Material provided:
-- Start --

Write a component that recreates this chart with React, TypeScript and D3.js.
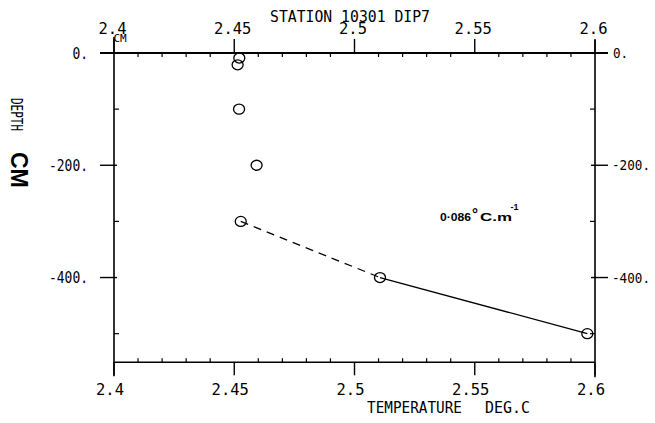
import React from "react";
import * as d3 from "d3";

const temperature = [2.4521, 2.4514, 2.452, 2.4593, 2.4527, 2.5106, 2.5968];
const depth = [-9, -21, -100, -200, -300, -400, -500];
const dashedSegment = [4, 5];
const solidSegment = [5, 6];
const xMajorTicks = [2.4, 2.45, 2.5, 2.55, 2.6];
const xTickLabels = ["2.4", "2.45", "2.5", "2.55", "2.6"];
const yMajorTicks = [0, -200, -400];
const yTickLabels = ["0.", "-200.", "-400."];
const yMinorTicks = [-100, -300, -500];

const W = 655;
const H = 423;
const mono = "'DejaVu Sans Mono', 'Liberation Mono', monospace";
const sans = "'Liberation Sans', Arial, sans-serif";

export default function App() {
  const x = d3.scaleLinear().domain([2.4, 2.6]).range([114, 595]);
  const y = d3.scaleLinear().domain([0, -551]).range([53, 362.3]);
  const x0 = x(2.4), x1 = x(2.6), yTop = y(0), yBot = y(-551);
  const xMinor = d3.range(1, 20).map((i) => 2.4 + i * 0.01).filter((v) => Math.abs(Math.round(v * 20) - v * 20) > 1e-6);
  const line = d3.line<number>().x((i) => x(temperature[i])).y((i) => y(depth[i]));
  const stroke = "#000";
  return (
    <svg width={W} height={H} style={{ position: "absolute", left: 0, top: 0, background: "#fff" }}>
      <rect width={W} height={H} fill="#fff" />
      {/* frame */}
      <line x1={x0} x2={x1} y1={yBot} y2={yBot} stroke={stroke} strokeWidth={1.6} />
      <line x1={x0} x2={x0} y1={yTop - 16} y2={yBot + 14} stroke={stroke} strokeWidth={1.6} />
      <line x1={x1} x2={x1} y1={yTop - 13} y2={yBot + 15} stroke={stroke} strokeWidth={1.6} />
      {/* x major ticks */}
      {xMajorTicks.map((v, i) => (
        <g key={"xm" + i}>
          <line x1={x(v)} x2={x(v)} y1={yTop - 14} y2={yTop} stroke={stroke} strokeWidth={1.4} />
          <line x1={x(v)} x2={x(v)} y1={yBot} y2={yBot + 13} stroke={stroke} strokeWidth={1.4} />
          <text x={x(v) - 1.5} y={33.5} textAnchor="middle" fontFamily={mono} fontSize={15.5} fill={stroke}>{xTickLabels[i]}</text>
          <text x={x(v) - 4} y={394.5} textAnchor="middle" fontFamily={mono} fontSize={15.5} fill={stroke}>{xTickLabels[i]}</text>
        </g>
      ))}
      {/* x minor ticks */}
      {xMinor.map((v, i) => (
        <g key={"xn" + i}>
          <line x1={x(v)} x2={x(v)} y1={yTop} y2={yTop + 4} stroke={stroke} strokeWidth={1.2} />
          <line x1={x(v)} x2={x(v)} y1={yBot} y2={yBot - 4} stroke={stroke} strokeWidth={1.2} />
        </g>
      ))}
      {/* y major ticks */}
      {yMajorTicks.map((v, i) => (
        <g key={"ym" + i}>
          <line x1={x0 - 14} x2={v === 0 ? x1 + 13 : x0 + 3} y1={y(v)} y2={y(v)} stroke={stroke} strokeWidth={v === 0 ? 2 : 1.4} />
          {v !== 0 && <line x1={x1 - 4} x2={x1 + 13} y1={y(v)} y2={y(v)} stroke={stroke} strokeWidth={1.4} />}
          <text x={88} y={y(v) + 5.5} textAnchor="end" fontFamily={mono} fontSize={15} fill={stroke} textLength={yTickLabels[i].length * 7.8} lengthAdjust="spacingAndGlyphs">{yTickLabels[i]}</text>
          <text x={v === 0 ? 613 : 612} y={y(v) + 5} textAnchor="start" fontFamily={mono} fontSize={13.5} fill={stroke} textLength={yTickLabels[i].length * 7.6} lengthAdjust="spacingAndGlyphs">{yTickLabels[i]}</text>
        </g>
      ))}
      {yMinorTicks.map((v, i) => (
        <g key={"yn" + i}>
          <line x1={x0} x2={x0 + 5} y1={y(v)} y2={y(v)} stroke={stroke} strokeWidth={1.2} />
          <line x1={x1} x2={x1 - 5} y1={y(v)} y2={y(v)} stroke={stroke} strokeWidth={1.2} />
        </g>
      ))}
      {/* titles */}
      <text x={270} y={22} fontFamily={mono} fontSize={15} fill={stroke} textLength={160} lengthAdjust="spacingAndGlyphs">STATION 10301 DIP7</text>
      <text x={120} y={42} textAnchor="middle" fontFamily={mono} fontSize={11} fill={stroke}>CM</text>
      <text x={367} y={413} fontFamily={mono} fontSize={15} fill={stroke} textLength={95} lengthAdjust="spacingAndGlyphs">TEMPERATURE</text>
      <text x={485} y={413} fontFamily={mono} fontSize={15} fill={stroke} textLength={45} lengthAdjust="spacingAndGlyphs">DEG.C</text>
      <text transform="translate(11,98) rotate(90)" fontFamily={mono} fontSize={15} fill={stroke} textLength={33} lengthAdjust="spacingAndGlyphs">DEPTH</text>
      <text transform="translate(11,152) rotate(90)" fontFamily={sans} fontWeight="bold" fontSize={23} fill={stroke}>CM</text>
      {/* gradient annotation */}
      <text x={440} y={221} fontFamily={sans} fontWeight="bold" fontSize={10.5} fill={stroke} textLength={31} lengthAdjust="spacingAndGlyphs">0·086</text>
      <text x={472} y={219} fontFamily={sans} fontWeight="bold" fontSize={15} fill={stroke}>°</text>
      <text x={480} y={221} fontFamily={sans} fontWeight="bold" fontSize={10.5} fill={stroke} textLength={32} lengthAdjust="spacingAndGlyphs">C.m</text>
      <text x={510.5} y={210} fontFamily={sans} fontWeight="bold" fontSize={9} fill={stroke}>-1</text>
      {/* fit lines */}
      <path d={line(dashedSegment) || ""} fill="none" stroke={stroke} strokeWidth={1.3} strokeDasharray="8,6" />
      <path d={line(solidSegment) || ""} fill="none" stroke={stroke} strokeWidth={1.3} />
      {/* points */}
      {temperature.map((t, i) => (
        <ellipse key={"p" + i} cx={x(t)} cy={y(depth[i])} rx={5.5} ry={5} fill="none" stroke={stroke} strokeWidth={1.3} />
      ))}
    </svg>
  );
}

-- End --

Stated problem:
Return the material exactly as given, apart from the pictures.

Result of the task:
Write a component that recreates this chart with React, TypeScript and D3.js.
import React from "react";
import * as d3 from "d3";

const temperature = [2.4521, 2.4514, 2.452, 2.4593, 2.4527, 2.5106, 2.5968];
const depth = [-9, -21, -100, -200, -300, -400, -500];
const dashedSegment = [4, 5];
const solidSegment = [5, 6];
const xMajorTicks = [2.4, 2.45, 2.5, 2.55, 2.6];
const xTickLabels = ["2.4", "2.45", "2.5", "2.55", "2.6"];
const yMajorTicks = [0, -200, -400];
const yTickLabels = ["0.", "-200.", "-400."];
const yMinorTicks = [-100, -300, -500];

const W = 655;
const H = 423;
const mono = "'DejaVu Sans Mono', 'Liberation Mono', monospace";
const sans = "'Liberation Sans', Arial, sans-serif";

export default function App() {
  const x = d3.scaleLinear().domain([2.4, 2.6]).range([114, 595]);
  const y = d3.scaleLinear().domain([0, -551]).range([53, 362.3]);
  const x0 = x(2.4), x1 = x(2.6), yTop = y(0), yBot = y(-551);
  const xMinor = d3.range(1, 20).map((i) => 2.4 + i * 0.01).filter((v) => Math.abs(Math.round(v * 20) - v * 20) > 1e-6);
  const line = d3.line<number>().x((i) => x(temperature[i])).y((i) => y(depth[i]));
  const stroke = "#000";
  return (
    <svg width={W} height={H} style={{ position: "absolute", left: 0, top: 0, background: "#fff" }}>
      <rect width={W} height={H} fill="#fff" />
      {/* frame */}
      <line x1={x0} x2={x1} y1={yBot} y2={yBot} stroke={stroke} strokeWidth={1.6} />
      <line x1={x0} x2={x0} y1={yTop - 16} y2={yBot + 14} stroke={stroke} strokeWidth={1.6} />
      <line x1={x1} x2={x1} y1={yTop - 13} y2={yBot + 15} stroke={stroke} strokeWidth={1.6} />
      {/* x major ticks */}
      {xMajorTicks.map((v, i) => (
        <g key={"xm" + i}>
          <line x1={x(v)} x2={x(v)} y1={yTop - 14} y2={yTop} stroke={stroke} strokeWidth={1.4} />
          <line x1={x(v)} x2={x(v)} y1={yBot} y2={yBot + 13} stroke={stroke} strokeWidth={1.4} />
          <text x={x(v) - 1.5} y={33.5} textAnchor="middle" fontFamily={mono} fontSize={15.5} fill={stroke}>{xTickLabels[i]}</text>
          <text x={x(v) - 4} y={394.5} textAnchor="middle" fontFamily={mono} fontSize={15.5} fill={stroke}>{xTickLabels[i]}</text>
        </g>
      ))}
      {/* x minor ticks */}
      {xMinor.map((v, i) => (
        <g key={"xn" + i}>
          <line x1={x(v)} x2={x(v)} y1={yTop} y2={yTop + 4} stroke={stroke} strokeWidth={1.2} />
          <line x1={x(v)} x2={x(v)} y1={yBot} y2={yBot - 4} stroke={stroke} strokeWidth={1.2} />
        </g>
      ))}
      {/* y major ticks */}
      {yMajorTicks.map((v, i) => (
        <g key={"ym" + i}>
          <line x1={x0 - 14} x2={v === 0 ? x1 + 13 : x0 + 3} y1={y(v)} y2={y(v)} stroke={stroke} strokeWidth={v === 0 ? 2 : 1.4} />
          {v !== 0 && <line x1={x1 - 4} x2={x1 + 13} y1={y(v)} y2={y(v)} stroke={stroke} strokeWidth={1.4} />}
          <text x={88} y={y(v) + 5.5} textAnchor="end" fontFamily={mono} fontSize={15} fill={stroke} textLength={yTickLabels[i].length * 7.8} lengthAdjust="spacingAndGlyphs">{yTickLabels[i]}</text>
          <text x={v === 0 ? 613 : 612} y={y(v) + 5} textAnchor="start" fontFamily={mono} fontSize={13.5} fill={stroke} textLength={yTickLabels[i].length * 7.6} lengthAdjust="spacingAndGlyphs">{yTickLabels[i]}</text>
        </g>
      ))}
      {yMinorTicks.map((v, i) => (
        <g key={"yn" + i}>
          <line x1={x0} x2={x0 + 5} y1={y(v)} y2={y(v)} stroke={stroke} strokeWidth={1.2} />
          <line x1={x1} x2={x1 - 5} y1={y(v)} y2={y(v)} stroke={stroke} strokeWidth={1.2} />
        </g>
      ))}
      {/* titles */}
      <text x={270} y={22} fontFamily={mono} fontSize={15} fill={stroke} textLength={160} lengthAdjust="spacingAndGlyphs">STATION 10301 DIP7</text>
      <text x={120} y={42} textAnchor="middle" fontFamily={mono} fontSize={11} fill={stroke}>CM</text>
      <text x={367} y={413} fontFamily={mono} fontSize={15} fill={stroke} textLength={95} lengthAdjust="spacingAndGlyphs">TEMPERATURE</text>
      <text x={485} y={413} fontFamily={mono} fontSize={15} fill={stroke} textLength={45} lengthAdjust="spacingAndGlyphs">DEG.C</text>
      <text transform="translate(11,98) rotate(90)" fontFamily={mono} fontSize={15} fill={stroke} textLength={33} lengthAdjust="spacingAndGlyphs">DEPTH</text>
      <text transform="translate(11,152) rotate(90)" fontFamily={sans} fontWeight="bold" fontSize={23} fill={stroke}>CM</text>
      {/* gradient annotation */}
      <text x={440} y={221} fontFamily={sans} fontWeight="bold" fontSize={10.5} fill={stroke} textLength={31} lengthAdjust="spacingAndGlyphs">0·086</text>
      <text x={472} y={219} fontFamily={sans} fontWeight="bold" fontSize={15} fill={stroke}>°</text>
      <text x={480} y={221} fontFamily={sans} fontWeight="bold" fontSize={10.5} fill={stroke} textLength={32} lengthAdjust="spacingAndGlyphs">C.m</text>
      <text x={510.5} y={210} fontFamily={sans} fontWeight="bold" fontSize={9} fill={stroke}>-1</text>
      {/* fit lines */}
      <path d={line(dashedSegment) || ""} fill="none" stroke={stroke} strokeWidth={1.3} strokeDasharray="8,6" />
      <path d={line(solidSegment) || ""} fill="none" stroke={stroke} strokeWidth={1.3} />
      {/* points */}
      {temperature.map((t, i) => (
        <ellipse key={"p" + i} cx={x(t)} cy={y(depth[i])} rx={5.5} ry={5} fill="none" stroke={stroke} strokeWidth={1.3} />
      ))}
    </svg>
  );
}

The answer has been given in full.